Geodesic functions

Pyrocko’s orthodrome module offers geodesic functions to solve a variety of common geodetic problems, like distance and angle calculation on a spheroid.

Distance between points on earth

In this example we use distance_accurate50m() and pyrocko.model to calculate the distance between two points on earth.

Download orthodrome_example1.py

from pyrocko import orthodrome, model

e = model.Event(lat=10., lon=20.)
s = model.Station(lat=15., lon=120.)

# one possibility:
d = orthodrome.distance_accurate50m(e, s)
print('Distance between e and s is %g km' % (d/1000.))

# another possibility:
s.set_event_relative_data(e)
print('Distance between e and s is %g km' % (s.dist_m/1000.))

This can also be serialised for multiple coordinates stored in numpy.ndarray through distance_accurate50m_numpy().

Download orthodrome_example2.py

import numpy as num
from pyrocko import orthodrome

ncoords = 1000

# First set of coordinates
lats_a = num.random.uniform(-180., 180., ncoords)
lons_a = num.random.uniform(-90., 90., ncoords)

# Second set of coordinates
lats_b = num.random.uniform(-180., 180., ncoords)
lons_b = num.random.uniform(-90., 90., ncoords)

orthodrome.distance_accurate50m_numpy(lats_a, lons_a, lats_b, lons_b)

Azimuth and backazimuth

Calculation of azimuths and backazimuths between two points on a spherical earth.

Download orthodrome_example3.py

from pyrocko import orthodrome

# For a single point
orthodrome.azibazi(49.1, 20.5, 45.4, 22.3)

# >>> (161.05973376168285, -17.617746351508035)  # Azimuth and backazimuth

import numpy as num  # noqa

ncoords = 1000
# First set of coordinates
lats_a = num.random.uniform(-180., 180., ncoords)
lons_a = num.random.uniform(-90., 90., ncoords)

# Second set of coordinates
lats_b = num.random.uniform(-180., 180., ncoords)
lons_b = num.random.uniform(-90., 90., ncoords)

orthodrome.azibazi_numpy(lats_a, lons_a, lats_b, lons_b)

Conversion to carthesian coordinates

Given two sets of coordinates, latlon_to_ne() returns the distance in meters in north/east direction.

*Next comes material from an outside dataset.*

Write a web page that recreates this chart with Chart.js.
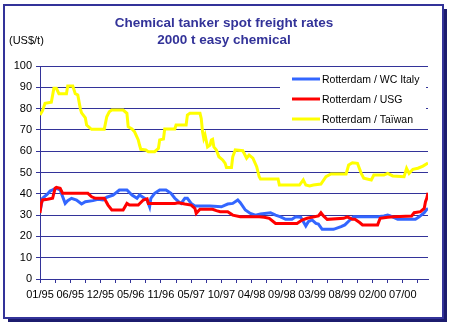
<!DOCTYPE html>
<html>
<head>
<meta charset="utf-8">
<title>Chemical tanker spot freight rates</title>
<script src="https://cdn.jsdelivr.net/npm/chart.js@4.4.1/dist/chart.umd.min.js"></script>
<style>
  html, body { margin: 0; padding: 0; background: #fff; }
  canvas { display: block; }
</style>
</head>
<body>
<canvas id="freight-chart" width="449" height="324"></canvas>
<script>
// ---------------------------------------------------------- data ----------------------------------------------------------//
const chartTitle = ['Chemical tanker spot freight rates', '2000 t easy chemical'];
const unitLabel = '(US$/t)';
const tickLabels = ['01/95', '06/95', '12/95', '05/96', '11/96', '05/97', '10/97',
                    '04/98', '09/98', '03/99', '08/99', '02/00', '07/00'];
const seriesNames = ['Rotterdam / WC Italy', 'Rotterdam / USG', 'Rotterdam / Taïwan'];

// weeks since 01/95, rate in US$/t
const italyWeeks = [0, 1, 2, 6, 8, 10, 13, 16, 18, 20, 22, 25, 29, 33, 36, 42, 46, 50, 53, 58, 63, 69, 73, 77,
                    79, 83, 85, 87, 88, 91, 95, 100, 104, 107, 110, 112, 115, 117, 120, 123, 135, 144, 147,
                    149, 153, 157, 159, 163, 167, 171, 175, 183, 187, 191, 195, 200, 203, 207, 211, 213, 216,
                    219, 221, 224, 233, 239, 242, 246, 249, 268, 273, 276, 278, 284, 298, 301, 305, 307, 308];
const italyRates = [32, 34.7, 37.9, 39.9, 41.3, 41.8, 42.6, 41.8, 38.6, 35.5, 36.8, 37.9, 37.1, 35.2, 36.3, 36.8,
                    37.4, 37.1, 38.4, 39.4, 41.8, 41.8, 39.4, 37.9, 39.4, 37.9, 37.1, 33.9, 37.9, 40.2, 41.8,
                    41.8, 40.2, 37.9, 36.3, 35.5, 37.9, 37.9, 35.5, 34.3, 34.3, 33.9, 34.7, 35.2, 35.5, 37.1,
                    35.8, 32.4, 30.8, 30, 30.5, 31.1, 30, 29.2, 28, 28, 29.2, 29, 24.9, 26.9, 27.7, 26.1, 25.8,
                    23.3, 23.3, 24.6, 25.4, 27.7, 29.2, 29.2, 29.6, 30, 29.6, 28, 28, 29.2, 31.1, 32.7, 33];

const usgWeeks = [0, 1, 2, 6, 10, 12, 13, 16, 18, 38, 41, 44, 51, 54, 57, 66, 69, 71, 78, 82, 85, 86, 107, 110,
                  115, 120, 123, 124, 127, 137, 140, 143, 149, 153, 159, 174, 178, 182, 187, 204, 208, 212, 221,
                  223, 225, 228, 241, 244, 248, 250, 254, 256, 268, 270, 276, 281, 295, 297, 302, 305, 306, 307, 308];
const usgRates = [31, 35.5, 37.1, 37.4, 37.9, 42.6, 43, 42.6, 40.2, 40.2, 38.6, 37.9, 37.9, 34.7, 32.4, 32.4, 35.5,
                  34.7, 34.7, 37.1, 37.6, 35.5, 35.5, 35.8, 35.2, 34.7, 33.1, 30.8, 32.7, 32.7, 32.1, 31.6, 31.6,
                  30, 29.2, 29.2, 29, 28.5, 26.1, 26.1, 27.7, 28.5, 29.6, 31.1, 29.6, 28, 28.5, 29.2, 28, 28,
                  26.4, 25.4, 25.4, 28.5, 29, 29.2, 29.6, 31.1, 31.6, 33.1, 36.3, 37.9, 40.5];

const taiwanWeeks = [0, 2, 4, 9, 11, 13, 15, 21, 22, 26, 28, 30, 32, 33, 36, 37, 40, 41, 51, 53, 55, 57, 66, 69,
                     70, 73, 75, 78, 79, 80, 84, 86, 91, 94, 95, 98, 99, 107, 108, 116, 117, 119, 127, 128, 129,
                     130, 131, 133, 135, 136, 137, 138, 140, 142, 145, 147, 148, 152, 153, 155, 161, 164, 166,
                     169, 172, 174, 175, 189, 190, 206, 209, 211, 214, 217, 223, 227, 231, 243, 245, 248, 252,
                     255, 257, 263, 265, 273, 276, 280, 289, 291, 293, 296, 300, 304, 308];
const taiwanRates = [77, 79, 82.5, 83, 89.5, 89.5, 87, 87, 90.6, 90.6, 87, 86.4, 80, 78, 75.6, 72.3, 70.7, 70.3,
                     70.3, 76.2, 78.5, 79.3, 79.3, 77.8, 71.5, 70.4, 69.2, 65.3, 62.9, 60.9, 60.6, 59.8, 59.8,
                     61.3, 65.3, 65.7, 70.4, 70.4, 72.3, 72.3, 77, 77.8, 77.8, 75.4, 69.2, 66, 67.6, 62, 62.9,
                     65.3, 65.6, 62, 60.6, 57.4, 55.9, 54.3, 52.4, 52.4, 57.4, 60.6, 60.2, 56.7, 58.2, 56.7, 52.7,
                     48, 47, 47, 44.1, 44.1, 46.5, 44.1, 43.7, 44.1, 44.6, 48, 49.3, 49.3, 53.5, 54.6, 54.3, 49.6,
                     47.3, 46.5, 48.8, 48.8, 49.6, 48.4, 48, 52, 49.6, 51.5, 52, 53, 54.5];

// ---------------------------------------------------------- styles ----------------------------------------------------------//
const NAVY = '#333399';
const seriesColors = ['#3366ff', '#ff0000', '#ffff00'];

Chart.defaults.font.family = '"Liberation Sans", Arial, sans-serif';
Chart.defaults.font.size = 11;
Chart.defaults.color = '#000';

function toPoints(weeks, rates) {
    return weeks.map((w, i) => ({ x: w, y: rates[i] }));
}

// frame, titles and legend box (drawn like the excel chart)
const excelLook = {
    id: 'excelLook',
    beforeDraw(chart) {
        const ctx = chart.ctx;
        ctx.save();
        ctx.fillStyle = '#fff';
        ctx.fillRect(0, 0, chart.width, chart.height);
        ctx.restore();
    },
    afterDraw(chart) {
        const ctx = chart.ctx;
        ctx.save();

        // outer border + shadow
        ctx.strokeStyle = NAVY;
        ctx.lineWidth = 2;
        ctx.strokeRect(4, 5, 439, 313);
        ctx.fillStyle = '#1c1c6e';
        ctx.fillRect(444, 9, 3, 313);
        ctx.fillRect(8, 319, 439, 3);

        // titles
        ctx.fillStyle = NAVY;
        ctx.font = 'bold 13.5px "Liberation Sans", Arial, sans-serif';
        ctx.textAlign = 'center';
        ctx.textBaseline = 'alphabetic';
        ctx.fillText(chartTitle[0], 224, 27);
        ctx.fillText(chartTitle[1], 224, 44);

        ctx.fillStyle = '#000';
        ctx.font = '11px "Liberation Sans", Arial, sans-serif';
        ctx.textAlign = 'left';
        ctx.fillText(unitLabel, 9, 44);

        // legend
        ctx.fillStyle = '#fff';
        ctx.fillRect(280, 68, 146, 60);
        ctx.font = '10.5px "Liberation Sans", Arial, sans-serif';
        ctx.textBaseline = 'middle';
        chart.data.datasets.forEach((ds, i) => {
            const y = 79 + i * 20;
            ctx.strokeStyle = ds.borderColor;
            ctx.lineWidth = 3;
            ctx.beginPath();
            ctx.moveTo(292, y);
            ctx.lineTo(320, y);
            ctx.stroke();
            ctx.fillStyle = '#000';
            ctx.fillText(ds.label, 322, y + 1);
        });
        ctx.restore();
    }
};

// ---------------------------------------------------------- chart ----------------------------------------------------------//
const seriesData = [
    toPoints(italyWeeks, italyRates),
    toPoints(usgWeeks, usgRates),
    toPoints(taiwanWeeks, taiwanRates)
];

const config = {
    type: 'line',
    data: {
        datasets: seriesData.map((pts, i) => ({
            label: seriesNames[i],
            data: pts,
            borderColor: seriesColors[i],
            borderWidth: 3,
            pointRadius: 0,
            tension: 0,
            fill: false,
            order: 3 - i   // taiwan on top, like excel
        }))
    },
    options: {
        responsive: false,
        animation: false,
        devicePixelRatio: 1,
        layout: { padding: { top: 66, right: 21, bottom: 0, left: 0 } },
        plugins: {
            legend: { display: false },
            title: { display: false },
            tooltip: { enabled: false }
        },
        scales: {
            x: {
                type: 'linear',
                min: 0,
                max: 308,
                afterFit(scale) { scale.height = 45; },
                afterBuildTicks(scale) {
                    scale.ticks = scale.ticks.filter(t => t.value % 12 === 0);
                },
                border: { display: true, color: NAVY, width: 1 },
                grid: { drawOnChartArea: false, drawTicks: true, tickLength: 4, color: NAVY },
                ticks: {
                    stepSize: 12,
                    autoSkip: false,
                    includeBounds: false,
                    maxRotation: 0,
                    padding: 5,
                    color: '#000',
                    callback: v => (v % 24 === 0 ? tickLabels[v / 24] : '')
                }
            },
            y: {
                min: 0,
                max: 100,
                afterFit(scale) { scale.width = 40; },
                border: { display: true, color: NAVY, width: 1 },
                grid: { color: NAVY, tickLength: 4, drawTicks: true },
                ticks: { stepSize: 10, padding: 4, color: '#000' }
            }
        }
    },
    plugins: [excelLook]
};

new Chart(document.getElementById('freight-chart'), config);
</script>
</body>
</html>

Download orthodrome_example4.py

from pyrocko import orthodrome

# option 1, coordinates as floats
north_m, east_m = orthodrome.latlon_to_ne(
    10.3,   # origin latitude
    12.4,   # origin longitude
    10.5,   # target latitude
    12.6)   # target longitude

print(north_m, east_m)

# >>> 22199.7843582 21821.3511789

# option 2, coordinates from instances with 'lon' and 'lat' attributes

from pyrocko.gf import seismosizer   # noqa

source = seismosizer.DCSource(lat=10.3, lon=12.4)
target = seismosizer.Target(lat=10.5, lon=12.6)

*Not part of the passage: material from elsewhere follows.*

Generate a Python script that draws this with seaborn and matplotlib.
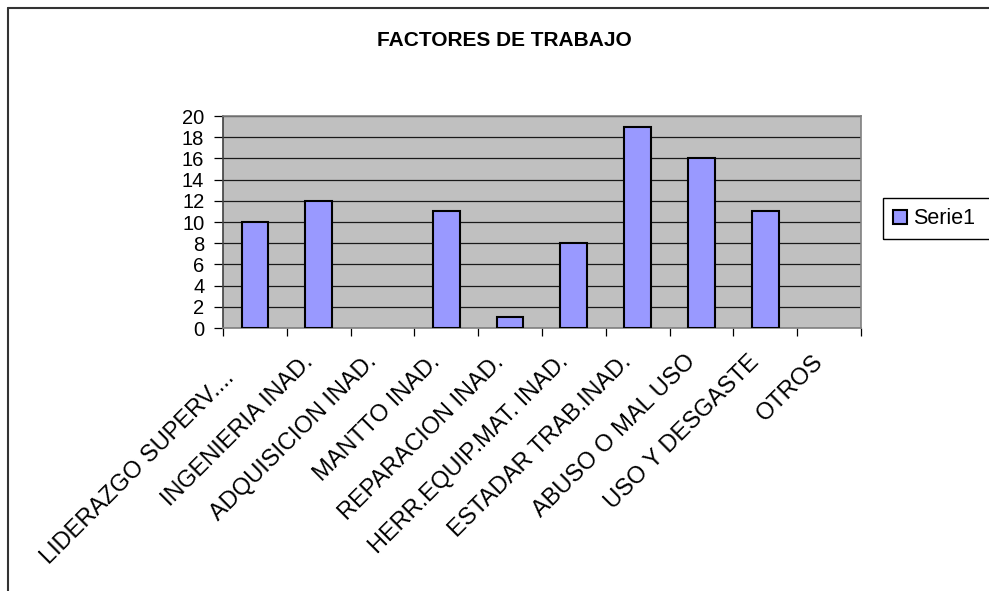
import numpy as np
import seaborn as sns
import matplotlib.pyplot as plt
import matplotlib.transforms as mtransforms
from matplotlib.lines import Line2D
from matplotlib.patches import Rectangle

categories = ['LIDERAZGO SUPERV....', 'INGENIERIA INAD.', 'ADQUISICION INAD.',
              'MANTTO INAD.', 'REPARACION INAD.', 'HERR.EQUIP.MAT. INAD.',
              'ESTADAR TRAB.INAD.', 'ABUSO O MAL USO', 'USO Y DESGASTE', 'OTROS']
values = [10, 12, 0, 11, 1, 8, 19, 16, 11, 0]
series_name = 'Serie1'
y_ticks = list(range(0, 21, 2))

sns.set_style('white')
plt.rcParams['font.family'] = ['Liberation Sans', 'DejaVu Sans']
plt.rcParams['text.color'] = 'black'
plt.rcParams['xtick.color'] = 'black'
plt.rcParams['ytick.color'] = 'black'
plt.rcParams['axes.labelcolor'] = 'black'

W, H = 989, 591
fig = plt.figure(figsize=(W / 100, H / 100), dpi=100)
ax = fig.add_axes([0.2255, 0.445, 0.645, 0.3587])
ax.set_facecolor('#C0C0C0')

sns.barplot(x=categories, y=values, color='#9999FF', saturation=1,
            edgecolor='black', linewidth=1.5, width=0.42, ax=ax, zorder=3)
# empty categories show no bar at all
for p, v in zip(ax.patches, values):
    if v == 0:
        p.set_visible(False)

# y axis
ax.set_ylim(0, 20)
ax.set_yticks(y_ticks)
ax.yaxis.grid(True, color='#1a1a1a', linewidth=0.9, zorder=1)
ax.set_axisbelow(True)
ax.tick_params(axis='y', direction='out', length=6.5, width=0.9, pad=7,
               labelsize=14.5, left=True, color='black')

# x axis: labels at centres, tick marks between categories
ax.set_xlim(-0.5, len(categories) - 0.5)
ax.set_xticks(np.arange(-0.5, len(categories), 1), minor=True)
ax.tick_params(axis='x', which='minor', direction='out', length=6, width=0.9,
               bottom=True, color='black')
ax.tick_params(axis='x', which='major', length=0, pad=25, labelsize=17)
for i, lab in enumerate(ax.get_xticklabels()):
    dx, dy = -5, 0
    if i == 0:
        dx, dy = -20, -16
    offset = mtransforms.ScaledTranslation(dx / 100, dy / 100, fig.dpi_scale_trans)
    lab.set_rotation(45)
    lab.set_ha('right')
    lab.set_va('baseline')
    lab.set_rotation_mode('anchor')
    lab.set_transform(lab.get_transform() + offset)
ax.set_xlabel('')
ax.set_ylabel('')

for side in ['top', 'right', 'bottom']:
    ax.spines[side].set_color('#808080')
    ax.spines[side].set_linewidth(1.2)
ax.spines['left'].set_color('#404040')
ax.spines['left'].set_linewidth(1.2)

fig.text(0.51, 0.931, 'FACTORES DE TRABAJO', ha='center', va='center',
         fontsize=15, fontweight='bold')

# legend, its box runs off the right edge
fig.add_artist(Rectangle((883 / W, 1 - 239 / H), 0.2, 41 / H, fill=False,
                         edgecolor='black', linewidth=1.0,
                         transform=fig.transFigure))
fig.legend([ax.patches[0]], [series_name], loc='center left',
           bbox_to_anchor=(893 / W, 1 - 219 / H), frameon=False,
           fontsize=15.5, handlelength=0.65, handleheight=0.65,
           handletextpad=0.3, borderpad=0, borderaxespad=0)

# chart area border (top and left visible)
fig.add_artist(Line2D([8 / W, 1.0], [1 - 8 / H, 1 - 8 / H],
                      color='#333333', linewidth=1.5, transform=fig.transFigure))
fig.add_artist(Line2D([8 / W, 8 / W], [0, 1 - 8 / H],
                      color='#333333', linewidth=1.5, transform=fig.transFigure))

fig.savefig('out.png', dpi=100)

north_m, east_m = orthodrome.latlon_to_ne(source, target)

print(north_m, east_m)

# >>> 22199.7843582 21821.3511789

Relative carthesian coordinates to latitude and longitude

Download orthodrome_example5.py

from pyrocko import orthodrome

# arguments: origin lat, origin lon, north [m], east [m]
lat, lon = orthodrome.ne_to_latlon(10.3, 12.4, 22200., 21821.)

print('latitude: %s, longitude: %s ' % (lat, lon))

# >>> latitude: 10.4995878932, longitude: 12.5995823469